Wii U nie miało może dobrego startu, ale jest już w coraz lepszej formie. Przyszły rok przyniesie fanom nową odsłonę The Legend of Zelda. Gracze mogą też liczyć na kolejną część kultowej serii Star Fox. Miłośnicy platformówek otrzymają urocze Yoshi's Woolly World, a fani RPG mogą liczyć na ogromne, rozbudowane Xenoblade Chronicles X. Nie można też zapomnieć o pomysłowej, kolorowej strzelance Splatoon. Widać, że Japończycy nie mają zamiaru zwolnić tempa - wręcz przeciwnie.
Produkcje od Nintendo są pozbawione technicznych niedoróbek i działają świetnie.

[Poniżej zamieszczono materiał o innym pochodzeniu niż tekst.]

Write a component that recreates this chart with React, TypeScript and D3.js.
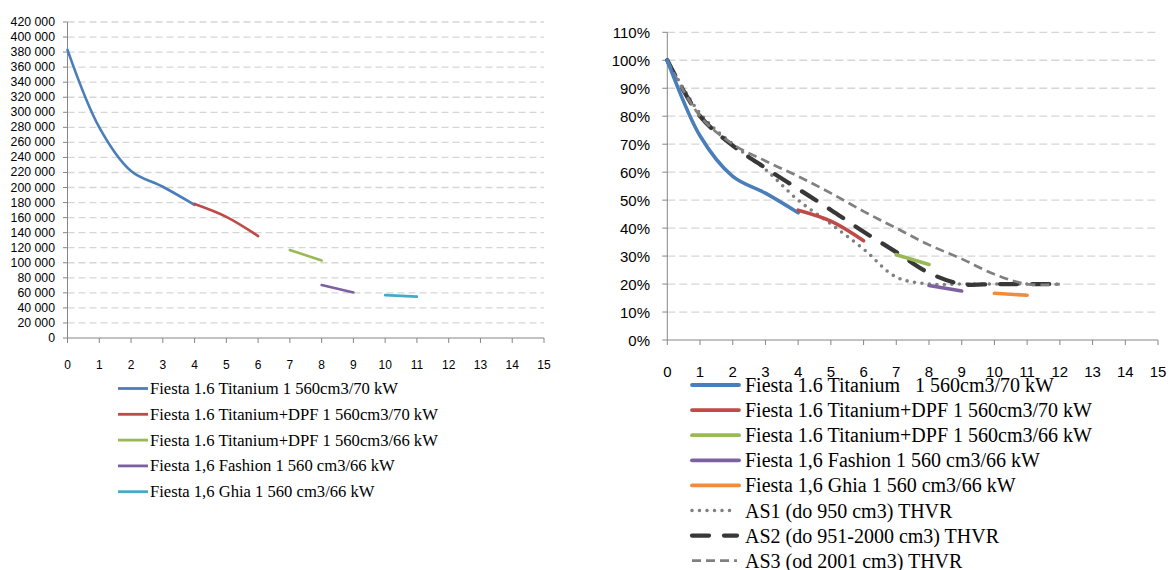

Kilka znakomitych produkcji zaoferował też 3DS - mowa tu wyłącznie o grach niedostępnych na inne platformy. Bravely Default okazało się godnym duchowym następcą klasycznych odsłon Final Fantasy, Kirby: Triple Deluxe to genialna platformówka. Nowe Pokemony i Professor Layton vs Phoenix Wright udowodniły, że zmiany w rozgrywce nie są wcale niezbędne, o ile podstawowe doświadczenie pozostaje dopracowane.
Produkcje od Nintendo są pozbawione technicznych niedoróbek i działają świetnie, bez najmniejszych problemów. Gracze nie muszą czekać na aktualizacje, by cieszyć się płynną rozgrywką. W przeciwieństwie do wielu wysokobudżetowych tytułów multiplatformowych, które irytowały graczy masą błędów.
Nintendo bardzo często stawia na rozdzielczość 1080p, a wiele tegorocznych hitów na Wii U (czy nawet na przenośnego 3DS-a) działa przy 60 klatkach na sekundę. Trudno nie dostrzec dbania o wysoką jakość, tym bardziej że sami twórcy nigdy nie obwieszczali z dumą: „Osiągniemy 1080p i 60 klatek!”, jakby było to coś graniczącego z cudem.
„Ninny” lubię i cenię jeszcze z jednego powodu - ich gry to po prostu gry. Coraz więcej wydawców stawia na szeroko pojętą filmowość. Zwiastuny wielu tytułów nawet nie ukazują rozgrywki, przypominając raczej kinowe hity science-fiction. Podnosi się poziom powagi, wprowadza moralne dylematy, by odbiorca poczuł się właśnie jak w kinie czy przed telewizorem.
W przypadku Nintendo nie ma mowy o takim podejściu. Gry tej firmy nie wstydzą się być grami wideo. Deweloperzy udowadniają, że nie potrzebują ponuractwa i podszywania się pod film, by trafić do graczy. Wii U i 3DS to królestwa uśmiechu, kolorów i czystej radochy. Złośliwi stwierdzą, że to dobre dla dzieci. Ja odpowiem - wręcz przeciwnie. To cudowna odskocznia.
Japończycy wyróżnili się w tym roku w jeszcze jednym aspekcie - chodzi o prezentacje nowych gier. Nintendo Direct okazuje się świetną alternatywą dla tradycyjnych, przewidywalnych konferencji z udziałem nadpobudliwej publiczności. Dzięki takiej formie, wystąpienia organizowane są też częściej - nawet z myślą o jednej tylko grze.
Kiedy wspominam targi E3, nie mogę przypomnieć sobie żadnego wydawcy, który przez kilka dni pokazał tyle fragmentów rozgrywki, co Nintendo. Codzienne relacje na żywo i wywiady z deweloperami pozbawione były wyjątkowej oprawy, efektownych wprowadzeń czy występów tanecznych. Odbiorcy mogli po prostu usiąść wygodnie i przy herbatce obejrzeć w akcji grę, a nie kolejny zwiastun.
Nintendo naprawdę zasługuje na pochwałę. Dziś dużo mówi się o negatywnych zjawiskach w przypadku rynku pecetowego i konsolowego, o wydawcach, którzy wyznaczają sztywne terminy dla gigantycznych projektów i problemach, z którymi potem mierzą się odbiorcy.
Pozytywy giną w gąszczu bardziej rozczarowujących doniesień. A Nintendo niesie dużo pozytywnej energii. Japończycy nie zawiedli mnie w tym roku ani razu, a na myśl o nadchodzących miesiącach szeroko się uśmiecham.